Optimizing GPT for Video Understanding: Zero-Shot Performance and Prompt Engineering
Mark Beliaev, Victor Yang, Madhura Raju, Jiachen Sun, Xinghai Hu
TL;DR
This work evaluates GPT-4o for zero-shot multi-modal video classification on seven TikTok-focused quality categories, using vision-language prompts and a policy-driven framework. It demonstrates that prompt design, particularly shorter policy prompts and decomposition-aggregation prompting for complex categories like Clickbait, can achieve competitive or superior performance without fine-tuning. The study provides a practical, scalable approach for industry-grade content moderation and offers insights into how prompt engineering can bridge gaps between general-purpose LLMs and task-specific moderation needs.

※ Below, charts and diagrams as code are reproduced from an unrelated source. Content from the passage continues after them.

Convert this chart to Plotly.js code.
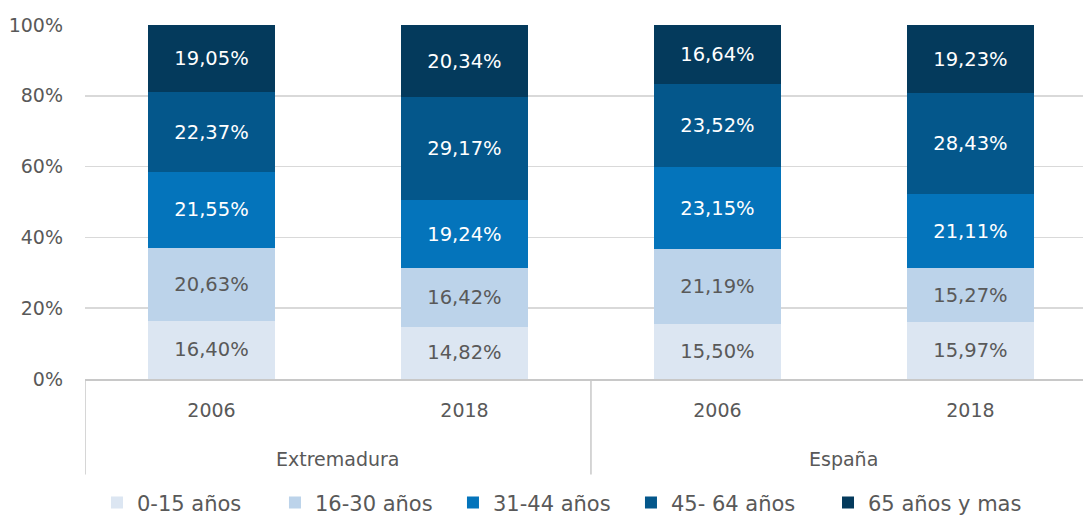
<!DOCTYPE html>
<html><head><meta charset="utf-8">
<script src="https://cdn.plot.ly/plotly-3.0.1.min.js"></script>
<style>html,body{margin:0;padding:0;background:#fff}#chart{width:1083px;height:517px}</style>
</head><body><div id="chart"></div>
<script>
const years = ["2006", "2018", "2006", "2018"];
const groups = ["Extremadura", "España"];
const seriesNames = ["0-15 años", "16-30 años", "31-44 años", "45- 64 años", "65 años y mas"];
const s0_15 = [16.40, 14.82, 15.50, 15.97];
const s16_30 = [20.63, 16.42, 21.19, 15.27];
const s31_44 = [21.55, 19.24, 23.15, 21.11];
const s45_64 = [22.37, 29.17, 23.52, 28.43];
const s65 = [19.05, 20.34, 16.64, 19.23];
const colors = ["#dce6f2", "#bcd3ea", "#0474bb", "#04578b", "#043a5c"];
const textColors = ["#595959", "#595959", "#ffffff", "#ffffff", "#ffffff"];
const yTicks = [0, 20, 40, 60, 80, 100];
const yTickText = ["0%", "20%", "40%", "60%", "80%", "100%"];

const xpos = years.map((_, i) => i);
const FONT = "'DejaVu Sans', sans-serif";
const grey = "#595959";

const data = [s0_15, s16_30, s31_44, s45_64, s65].map((vals, k) => ({
  type: "bar",
  name: seriesNames[k],
  legend: k === 4 ? "legend2" : "legend",
  x: xpos,
  y: vals,
  width: 0.5,
  marker: { color: colors[k] },
  texttemplate: "%{y:.2f}%",
  textposition: "inside",
  insidetextanchor: "middle",
  textfont: { family: FONT, size: 19.5, color: textColors[k] },
  hoverinfo: "skip"
}));

const legendCommon = {
  orientation: "h", xanchor: "left", y: -0.35, yanchor: "middle",
  font: { family: FONT, size: 21, color: grey },
  traceorder: "normal"
};

const layout = {
  width: 1083, height: 517,
  margin: { l: 85, r: 0, t: 25, b: 138, autoexpand: false },
  barmode: "stack",
  separators: ",.",
  paper_bgcolor: "#fff", plot_bgcolor: "#fff",
  font: { family: FONT, size: 19, color: grey },
  showlegend: true,
  legend: Object.assign({}, legendCommon, { x: 0.012, entrywidth: 133 }),
  legend2: Object.assign({}, legendCommon, { x: 0.7445 }),
  xaxis: {
    range: [-0.5, 3.445],
    tickvals: xpos, ticktext: years,
    showgrid: false, zeroline: false,
    showline: true, linecolor: "#c8c8c8", linewidth: 1.5,
    ticks: "", tickfont: { family: FONT, size: 19, color: grey },
    ticklabelstandoff: 14
  },
  yaxis: {
    range: [0, 100], tickmode: "array", tickvals: yTicks, ticktext: yTickText,
    showgrid: true, gridcolor: "#d9d9d9", gridwidth: 1.5,
    zeroline: false, showline: false, ticks: "",
    tickfont: { family: FONT, size: 19, color: grey },
    ticklabelstandoff: 21
  },
  shapes: [-0.5, 1.5].map(v => ({
    type: "line", xref: "x", yref: "paper", x0: v, x1: v, y0: 0, y1: -0.27,
    line: { color: "#c8c8c8", width: 1.5 }
  })),
  annotations: groups.map((g, i) => ({
    text: g, xref: "x", yref: "paper", x: 2 * i + 0.5, y: -0.225,
    showarrow: false, yanchor: "middle",
    font: { family: FONT, size: 19, color: grey }
  }))
};

Plotly.newPlot("chart", data, layout, { displayModeBar: false, staticPlot: true });
</script></body></html>
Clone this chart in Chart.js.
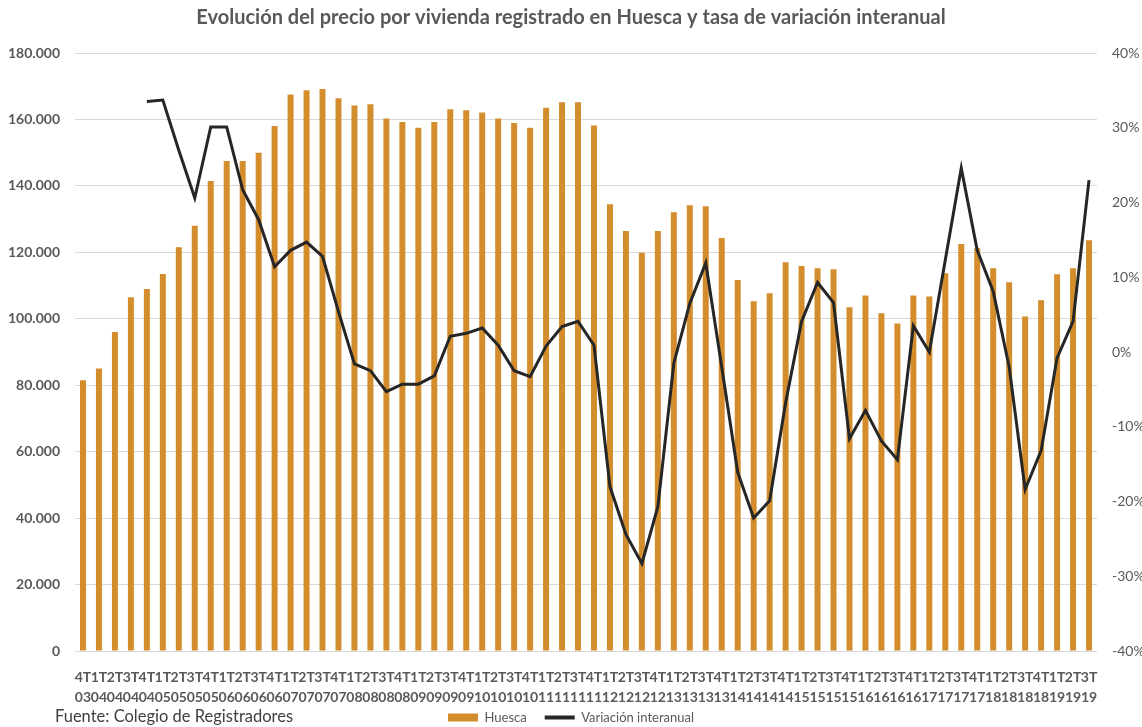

Limitations include not testing newer reasoning-models and not incorporating audio modality, suggesting future directions toward hybrid models with fine-tuning and richer multi-modal integration.
Abstract
In this study, we tackle industry challenges in video content classification by exploring and optimizing GPT-based models for zero-shot classification across seven critical categories of video quality. We contribute a novel approach to improving GPT's performance through prompt optimization and policy refinement, demonstrating that simplifying complex policies significantly reduces false negatives. Additionally, we introduce a new decomposition-aggregation-based prompt engineering technique, which outperforms traditional single-prompt methods. These experiments, conducted on real industry problems, show that thoughtful prompt design can substantially enhance GPT's performance without additional finetuning, offering an effective and scalable solution for improving video classification.